* Begin Data excerpts *

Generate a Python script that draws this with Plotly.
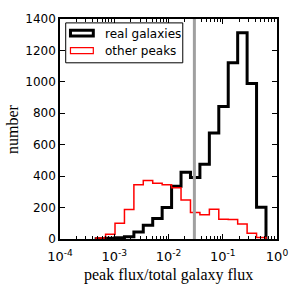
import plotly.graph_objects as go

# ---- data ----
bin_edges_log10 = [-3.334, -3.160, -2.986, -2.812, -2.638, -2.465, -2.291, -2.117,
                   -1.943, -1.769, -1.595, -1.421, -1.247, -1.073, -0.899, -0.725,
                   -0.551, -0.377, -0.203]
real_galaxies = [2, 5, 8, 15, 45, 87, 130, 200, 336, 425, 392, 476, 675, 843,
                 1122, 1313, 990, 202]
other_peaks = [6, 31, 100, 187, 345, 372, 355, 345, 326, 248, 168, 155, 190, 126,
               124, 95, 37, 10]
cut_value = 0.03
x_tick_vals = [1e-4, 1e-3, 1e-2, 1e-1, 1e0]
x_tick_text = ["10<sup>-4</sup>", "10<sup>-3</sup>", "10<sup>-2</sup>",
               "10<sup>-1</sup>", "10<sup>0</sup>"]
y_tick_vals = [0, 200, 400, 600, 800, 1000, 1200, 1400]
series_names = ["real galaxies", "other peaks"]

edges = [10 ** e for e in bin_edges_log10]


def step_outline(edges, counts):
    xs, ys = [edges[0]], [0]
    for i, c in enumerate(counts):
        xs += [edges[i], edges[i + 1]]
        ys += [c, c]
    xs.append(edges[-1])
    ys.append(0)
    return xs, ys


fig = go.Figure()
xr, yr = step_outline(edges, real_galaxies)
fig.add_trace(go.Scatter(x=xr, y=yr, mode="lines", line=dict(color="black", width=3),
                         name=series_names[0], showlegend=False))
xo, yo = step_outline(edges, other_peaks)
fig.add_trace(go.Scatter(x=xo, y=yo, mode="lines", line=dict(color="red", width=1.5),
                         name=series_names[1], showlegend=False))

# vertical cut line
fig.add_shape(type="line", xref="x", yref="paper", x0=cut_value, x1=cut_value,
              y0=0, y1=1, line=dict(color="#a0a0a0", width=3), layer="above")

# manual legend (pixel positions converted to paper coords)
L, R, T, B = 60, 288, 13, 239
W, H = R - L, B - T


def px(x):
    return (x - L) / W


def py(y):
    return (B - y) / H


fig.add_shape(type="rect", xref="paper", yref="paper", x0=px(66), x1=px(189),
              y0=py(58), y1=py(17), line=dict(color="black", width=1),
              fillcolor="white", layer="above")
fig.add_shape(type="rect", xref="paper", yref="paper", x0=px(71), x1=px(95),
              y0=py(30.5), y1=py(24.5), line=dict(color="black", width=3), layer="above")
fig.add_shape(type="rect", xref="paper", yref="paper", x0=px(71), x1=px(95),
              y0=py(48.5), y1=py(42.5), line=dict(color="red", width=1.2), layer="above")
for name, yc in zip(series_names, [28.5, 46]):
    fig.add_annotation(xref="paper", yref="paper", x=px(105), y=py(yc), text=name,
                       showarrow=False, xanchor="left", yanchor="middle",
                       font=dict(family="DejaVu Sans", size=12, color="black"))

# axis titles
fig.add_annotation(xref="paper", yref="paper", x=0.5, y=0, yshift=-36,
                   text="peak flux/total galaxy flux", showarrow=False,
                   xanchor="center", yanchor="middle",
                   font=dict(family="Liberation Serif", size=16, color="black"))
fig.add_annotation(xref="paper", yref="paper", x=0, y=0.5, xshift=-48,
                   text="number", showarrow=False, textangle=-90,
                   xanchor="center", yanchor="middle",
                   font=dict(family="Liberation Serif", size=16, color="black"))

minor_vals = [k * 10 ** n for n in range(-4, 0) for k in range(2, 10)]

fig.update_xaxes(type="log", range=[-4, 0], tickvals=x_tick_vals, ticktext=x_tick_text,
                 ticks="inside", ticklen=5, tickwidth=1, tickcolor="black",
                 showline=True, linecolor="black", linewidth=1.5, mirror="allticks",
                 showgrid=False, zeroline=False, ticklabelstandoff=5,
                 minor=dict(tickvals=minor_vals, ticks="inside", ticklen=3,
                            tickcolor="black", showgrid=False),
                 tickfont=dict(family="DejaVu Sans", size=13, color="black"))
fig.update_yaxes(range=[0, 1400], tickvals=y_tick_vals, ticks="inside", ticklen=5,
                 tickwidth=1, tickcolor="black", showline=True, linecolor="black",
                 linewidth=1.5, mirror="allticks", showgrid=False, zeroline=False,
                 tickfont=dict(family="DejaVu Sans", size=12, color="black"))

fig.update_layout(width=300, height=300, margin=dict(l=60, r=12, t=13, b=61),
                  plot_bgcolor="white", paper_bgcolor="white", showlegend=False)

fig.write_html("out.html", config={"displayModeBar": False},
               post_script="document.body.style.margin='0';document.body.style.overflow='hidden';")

* End Data excerpts *
* Begin Data excerpts *

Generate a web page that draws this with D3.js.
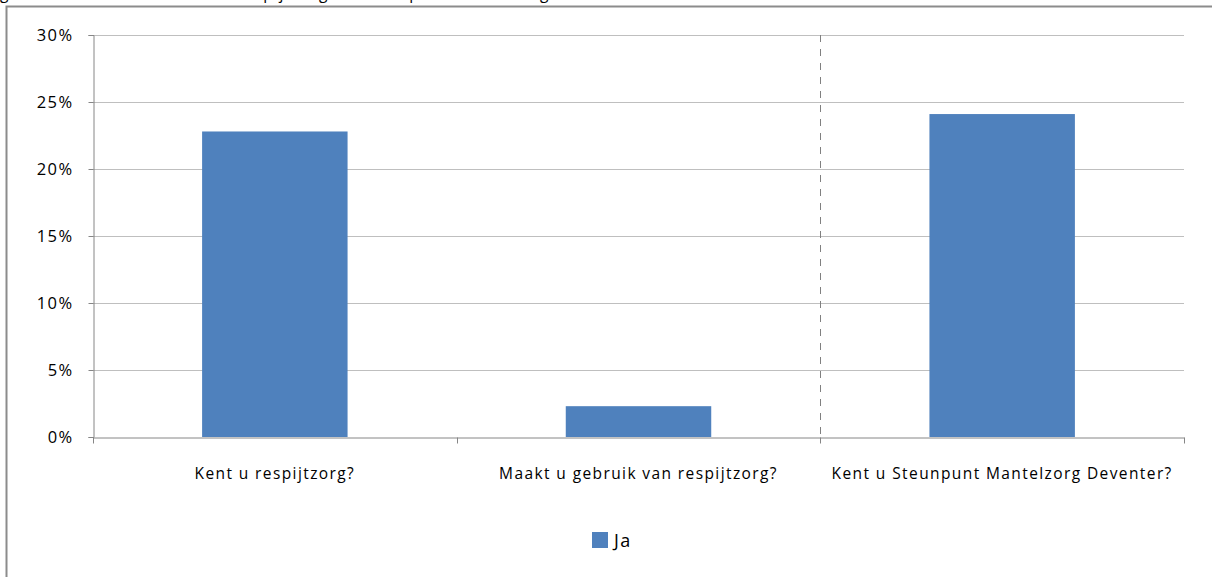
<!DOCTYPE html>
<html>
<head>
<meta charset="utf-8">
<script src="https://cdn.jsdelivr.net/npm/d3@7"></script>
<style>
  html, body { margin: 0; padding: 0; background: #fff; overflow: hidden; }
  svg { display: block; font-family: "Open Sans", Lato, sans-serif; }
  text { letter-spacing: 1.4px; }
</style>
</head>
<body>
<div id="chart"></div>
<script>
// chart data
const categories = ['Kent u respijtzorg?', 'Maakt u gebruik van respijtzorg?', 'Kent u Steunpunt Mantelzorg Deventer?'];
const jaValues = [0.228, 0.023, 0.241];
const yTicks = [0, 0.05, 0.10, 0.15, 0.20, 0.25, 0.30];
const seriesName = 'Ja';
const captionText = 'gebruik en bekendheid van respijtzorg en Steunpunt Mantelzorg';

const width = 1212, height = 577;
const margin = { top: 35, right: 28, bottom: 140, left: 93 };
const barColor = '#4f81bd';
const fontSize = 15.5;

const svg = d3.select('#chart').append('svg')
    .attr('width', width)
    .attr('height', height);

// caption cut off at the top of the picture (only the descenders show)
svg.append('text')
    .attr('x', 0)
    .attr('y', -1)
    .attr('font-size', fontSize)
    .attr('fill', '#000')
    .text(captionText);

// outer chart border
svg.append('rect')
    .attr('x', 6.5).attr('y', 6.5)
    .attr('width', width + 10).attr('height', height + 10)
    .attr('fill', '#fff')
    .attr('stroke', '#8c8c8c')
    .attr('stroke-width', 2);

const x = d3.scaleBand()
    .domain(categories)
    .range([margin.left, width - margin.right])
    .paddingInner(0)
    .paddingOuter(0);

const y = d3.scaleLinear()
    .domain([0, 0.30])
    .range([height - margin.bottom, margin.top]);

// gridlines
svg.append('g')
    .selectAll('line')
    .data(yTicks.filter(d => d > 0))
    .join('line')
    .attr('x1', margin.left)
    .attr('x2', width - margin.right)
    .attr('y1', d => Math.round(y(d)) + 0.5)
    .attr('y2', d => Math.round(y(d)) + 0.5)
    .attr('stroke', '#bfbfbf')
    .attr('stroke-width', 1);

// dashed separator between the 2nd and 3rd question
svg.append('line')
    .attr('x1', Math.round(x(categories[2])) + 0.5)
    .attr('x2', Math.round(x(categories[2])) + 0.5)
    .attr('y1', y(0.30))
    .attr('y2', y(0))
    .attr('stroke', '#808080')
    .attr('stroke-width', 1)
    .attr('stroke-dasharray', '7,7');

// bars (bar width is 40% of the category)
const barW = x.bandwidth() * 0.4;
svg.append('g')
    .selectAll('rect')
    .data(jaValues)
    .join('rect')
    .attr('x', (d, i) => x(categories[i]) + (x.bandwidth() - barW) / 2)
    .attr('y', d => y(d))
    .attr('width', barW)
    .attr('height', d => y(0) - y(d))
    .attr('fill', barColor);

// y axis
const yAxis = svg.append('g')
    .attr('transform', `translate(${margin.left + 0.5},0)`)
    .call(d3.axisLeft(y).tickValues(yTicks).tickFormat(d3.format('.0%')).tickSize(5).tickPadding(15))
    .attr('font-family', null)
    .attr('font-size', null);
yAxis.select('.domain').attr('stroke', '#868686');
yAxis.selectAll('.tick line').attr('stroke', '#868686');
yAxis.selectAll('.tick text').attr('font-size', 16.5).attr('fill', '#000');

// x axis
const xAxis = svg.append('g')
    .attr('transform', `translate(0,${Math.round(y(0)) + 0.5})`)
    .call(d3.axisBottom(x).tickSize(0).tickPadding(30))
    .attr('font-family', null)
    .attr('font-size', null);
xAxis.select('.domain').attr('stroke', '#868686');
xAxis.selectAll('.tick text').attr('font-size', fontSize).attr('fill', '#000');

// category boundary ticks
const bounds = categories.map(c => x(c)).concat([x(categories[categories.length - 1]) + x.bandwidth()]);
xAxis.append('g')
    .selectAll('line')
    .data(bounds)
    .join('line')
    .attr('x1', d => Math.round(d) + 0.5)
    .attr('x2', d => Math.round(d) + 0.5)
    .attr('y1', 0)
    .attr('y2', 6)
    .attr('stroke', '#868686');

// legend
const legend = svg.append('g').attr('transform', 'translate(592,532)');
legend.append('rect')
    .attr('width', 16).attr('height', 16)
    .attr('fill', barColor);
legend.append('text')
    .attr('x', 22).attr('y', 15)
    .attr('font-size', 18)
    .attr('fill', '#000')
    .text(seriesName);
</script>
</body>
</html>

* End Data excerpts *

→ Task statement
In the entries above, how many lines contain the word "this"? Answer with the number only.

→ Task answer
2